-- Source records start --
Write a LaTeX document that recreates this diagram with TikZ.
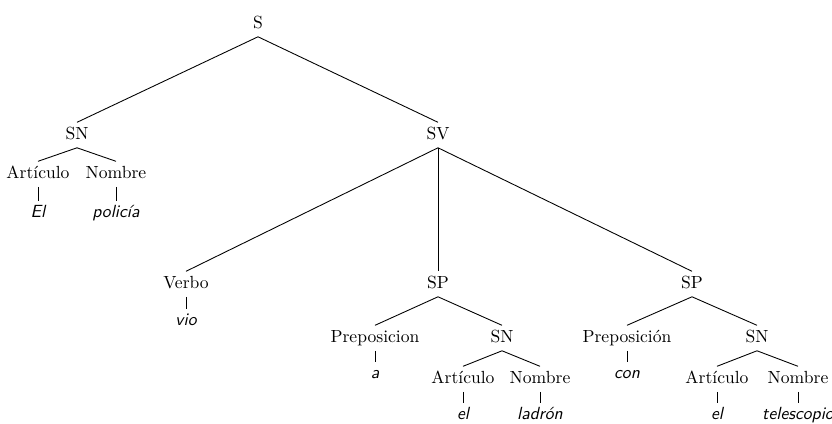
\documentclass[tikz,border=0pt]{standalone}
\usepackage{tikz}
\usetikzlibrary{positioning}
\tikzset{
  cat/.style  ={anchor=base,inner sep=0pt,text height=7pt,text depth=2.5pt,outer ysep=2.5pt},
  word/.style ={anchor=base,inner sep=0pt,font=\sffamily\itshape,text height=7pt,text depth=2.5pt,outer ysep=2pt},
  br/.style   ={line width=0.5pt},
}

\begin{document}
\begin{tikzpicture}[x=0.02cm,y=-0.02cm]
  \useasboundingbox (0,0) rectangle (832,423);
  % top level
  \node[cat] (S)   at (258,28)  {S};
  \node[cat] (SN1) at (77,139)  {SN};
  \node[cat] (SV)  at (438,139) {SV};
  % sujeto
  \node[cat]  (art1) at (38,178)  {Art\'{\i}culo};
  \node[cat]  (nom1) at (116,178) {Nombre};
  \node[word] (el1)  at (38,217)  {El};
  \node[word] (policia) at (116,217) {polic\'{\i}a};
  % predicado
  \node[cat]  (verbo) at (186,288) {Verbo};
  \node[word] (vio)   at (186,325) {vio};
  \node[cat]  (SP1)   at (438,288) {SP};
  \node[cat]  (SP2)   at (692,288) {SP};
  % primer SP
  \node[cat]  (prep1) at (375,342) {Preposicion};
  \node[word] (a)     at (375,378) {a};
  \node[cat]  (SN2)   at (502,342) {SN};
  \node[cat]  (art2)  at (463,383) {Art\'{\i}culo};
  \node[cat]  (nom2)  at (540,383) {Nombre};
  \node[word] (el2)   at (463,419) {el};
  \node[word] (ladron) at (540,419) {ladr\'on};
  % segundo SP
  \node[cat]  (prep2) at (627,342) {Preposici\'on};
  \node[word] (con)   at (627,378) {con};
  \node[cat]  (SN3)   at (757,342) {SN};
  \node[cat]  (art3)  at (717,383) {Art\'{\i}culo};
  \node[cat]  (nom3)  at (798,383) {Nombre};
  \node[word] (el3)   at (717,419) {el};
  \node[word] (telescopio) at (798,419) {telescopio};

  % ramas
  \draw[br] (S.south) -- (SN1.north);
  \draw[br] (S.south) -- (SV.north);
  \draw[br] (SN1.south) -- (art1.north);
  \draw[br] (SN1.south) -- (nom1.north);
  \draw[br] (art1.south) -- (el1.north);
  \draw[br] (nom1.south) -- (policia.north);
  \draw[br] (SV.south) -- (verbo.north);
  \draw[br] (SV.south) -- (SP1.north);
  \draw[br] (SV.south) -- (SP2.north);
  \draw[br] (verbo.south) -- (vio.north);
  \draw[br] (SP1.south) -- (prep1.north);
  \draw[br] (SP1.south) -- (SN2.north);
  \draw[br] (prep1.south) -- (a.north);
  \draw[br] (SN2.south) -- (art2.north);
  \draw[br] (SN2.south) -- (nom2.north);
  \draw[br] (art2.south) -- (el2.north);
  \draw[br] (nom2.south) -- (ladron.north);
  \draw[br] (SP2.south) -- (prep2.north);
  \draw[br] (SP2.south) -- (SN3.north);
  \draw[br] (prep2.south) -- (con.north);
  \draw[br] (SN3.south) -- (art3.north);
  \draw[br] (SN3.south) -- (nom3.north);
  \draw[br] (art3.south) -- (el3.north);
  \draw[br] (nom3.south) -- (telescopio.north);
\end{tikzpicture}
\end{document}
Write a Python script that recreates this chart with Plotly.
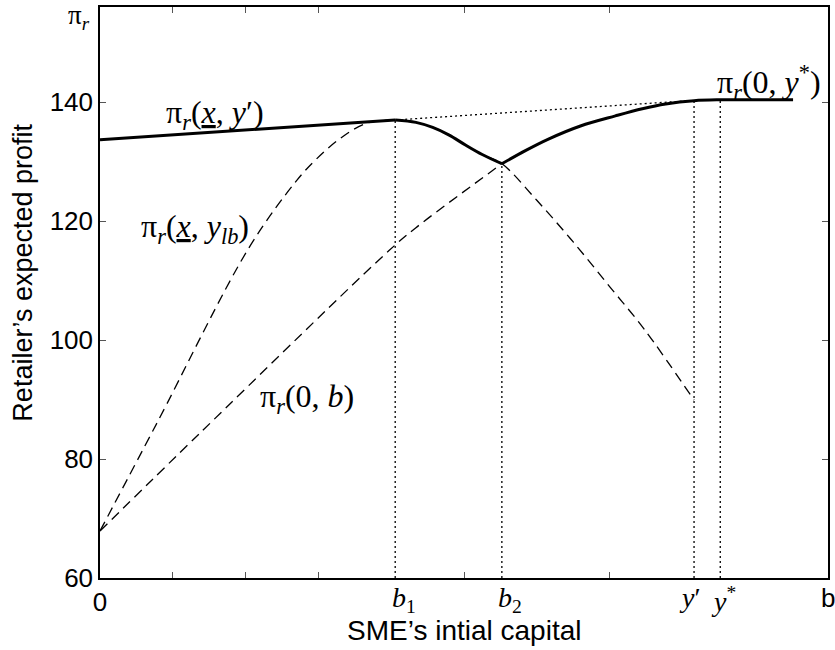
import plotly.graph_objects as go

# Capital thresholds on the horizontal axis
b1, b2, y_prime, y_star = 4.055, 5.52, 8.16, 8.52
x_max = 10.0

# pi_r(x_, y_lb): rises to its peak at b1, then falls
x_lb = [0, 0.78, 2.05, 2.70, 2.97, 3.30, 3.65, 4.055, 4.34, 4.57, 4.79, 5.02, 5.25, 5.52,
        6.0, 6.5, 7.0, 7.49, 8.16]
y_lb = [67.9, 86.0, 115.6, 126.8, 130.4, 133.9, 136.4, 137.0, 136.6, 135.75, 134.5, 132.8, 131.2, 129.65,
        123.5, 116.5, 109.0, 101.6, 89.9]

# pi_r(0, b): increasing in b up to y*, flat afterwards
x_0b = [0, 1.41, 3.97, 4.34, 5.52, 5.85, 6.16, 6.6, 7.08, 7.45, 7.77, 8.16, 8.52, 9.52]
y_0b = [67.9, 84.8, 115.05, 118.9, 129.65, 131.9, 133.8, 136.0, 137.7, 138.9, 139.7, 140.25, 140.4, 140.4]

# pi_r(x_, y'): linear in b
x_lin = [0, 4.055, 8.16]
y_lin = [133.7, 137.0, 140.3]

y_ticks = [60, 80, 100, 120, 140]
x_tick_marks = [0, 1, 2, 3, 5, 7, 10]
x_tick_text = ["0", "", "", "", "", "", ""]

y_range = [60, 156]

SERIF = "Liberation Serif"
SANS = "Liberation Sans"

fig = go.Figure()

dash_line = dict(color="black", width=1.3, dash="10px,6px")
dot_line = dict(color="black", width=1.3, dash="2px,3px")
thick_line = dict(color="black", width=3)

# dashed component curves
fig.add_trace(go.Scatter(x=x_lb, y=y_lb, mode="lines", line_shape="spline", line=dash_line))
i_b2_0b = x_0b.index(b2)
fig.add_trace(go.Scatter(x=x_0b[:i_b2_0b + 1], y=y_0b[:i_b2_0b + 1], mode="lines",
                         line_shape="spline", line=dash_line))

# dotted continuation of the linear profit
fig.add_trace(go.Scatter(x=x_lin[1:], y=y_lin[1:], mode="lines", line=dot_line))

# dotted verticals at the thresholds
i_yp = x_0b.index(y_prime)
i_ys = x_0b.index(y_star)
for xv, yv in [(b1, y_lin[1]), (b2, y_0b[i_b2_0b]), (y_prime, y_0b[i_yp]), (y_star, y_0b[i_ys])]:
    fig.add_trace(go.Scatter(x=[xv, xv], y=[y_range[0], yv], mode="lines", line=dot_line))

# thick upper envelope
i_b1 = x_lb.index(b1)
i_b2 = x_lb.index(b2)
fig.add_trace(go.Scatter(x=x_lin[:2], y=y_lin[:2], mode="lines", line=thick_line))
fig.add_trace(go.Scatter(x=x_lb[i_b1:i_b2 + 1], y=y_lb[i_b1:i_b2 + 1], mode="lines",
                         line_shape="spline", line=thick_line))
fig.add_trace(go.Scatter(x=x_0b[i_b2_0b:], y=y_0b[i_b2_0b:], mode="lines",
                         line_shape="spline", line=thick_line))

math_font = dict(family=SERIF, size=32, color="black")
annotations = [
    dict(x=1.58, y=138.0, text="π<sub><i>r</i></sub>(<u><i>x</i></u>, <i>y</i>′)"),
    dict(x=1.30, y=118.7, text="π<sub><i>r</i></sub>(<u><i>x</i></u>, <i>y</i><sub><i>lb</i></sub>)"),
    dict(x=2.85, y=90.2, text="π<sub><i>r</i></sub>(0, <i>b</i>)"),
    dict(x=9.19, y=143.3, text="π<sub><i>r</i></sub>(0, <i>y</i><sup>*</sup>)"),
]
for a in annotations:
    a.update(xref="x", yref="y", showarrow=False, xanchor="center", yanchor="middle",
             font=math_font)

# threshold labels under the axis
for xv, txt, dx in [(b1, "<i>b</i><sub>1</sub>", 9), (b2, "<i>b</i><sub>2</sub>", 8),
                    (y_prime, "<i>y</i>′", -4), (y_star, "<i>y</i><sup>*</sup>", 3)]:
    annotations.append(dict(x=xv, y=-0.003, xref="x", yref="paper", text=txt,
                            showarrow=False, xanchor="center", yanchor="top",
                            xshift=dx, font=dict(family=SERIF, size=28, color="black")))

# variable name at the right end of the horizontal axis
annotations.append(dict(x=x_max, y=-0.005, xref="x", yref="paper", text="b",
                        showarrow=False, xanchor="center", yanchor="top",
                        font=dict(family=SANS, size=26, color="black")))

# vertical-axis symbol at the top
annotations.append(dict(x=0, y=1.0, xref="paper", yref="paper",
                        text="π<sub><i>r</i></sub>", showarrow=False,
                        xanchor="right", yanchor="top", xshift=-8, yshift=9,
                        font=dict(family=SERIF, size=27, color="black")))

# axis titles
annotations.append(dict(x=0.5, y=-0.062, xref="paper", yref="paper",
                        text="SME’s intial capital", showarrow=False,
                        xanchor="center", yanchor="top",
                        font=dict(family=SANS, size=28, color="black")))
annotations.append(dict(x=-0.107, y=(578 - 272) / 572, xref="paper", yref="paper",
                        text="Retailer’s expected profit", showarrow=False,
                        textangle=-90, xanchor="center", yanchor="middle",
                        font=dict(family=SANS, size=27, color="black")))

fig.update_layout(
    width=835, height=650,
    margin=dict(l=100, r=5, t=6, b=72),
    paper_bgcolor="white", plot_bgcolor="white",
    showlegend=False,
    annotations=annotations,
    xaxis=dict(range=[0, x_max], tickvals=x_tick_marks, ticktext=x_tick_text,
               ticks="inside", ticklen=6, tickwidth=1, tickcolor="#555",
               showline=True, linecolor="black", linewidth=1.5, mirror="ticks",
               showgrid=False, zeroline=False,
               tickfont=dict(family=SANS, size=26, color="black")),
    yaxis=dict(range=y_range, tickvals=y_ticks,
               ticks="inside", ticklen=6, tickwidth=1, tickcolor="#555",
               showline=True, linecolor="black", linewidth=1.5, mirror="ticks",
               showgrid=False, zeroline=False,
               tickfont=dict(family=SANS, size=26, color="black")),
)

fig.write_html("out.html")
-- Source records end --
#### [Work to complete]
Gather each line in the entries above where the string "that" is found.

#### [In response]
Write a LaTeX document that recreates this diagram with TikZ.
Write a Python script that recreates this chart with Plotly.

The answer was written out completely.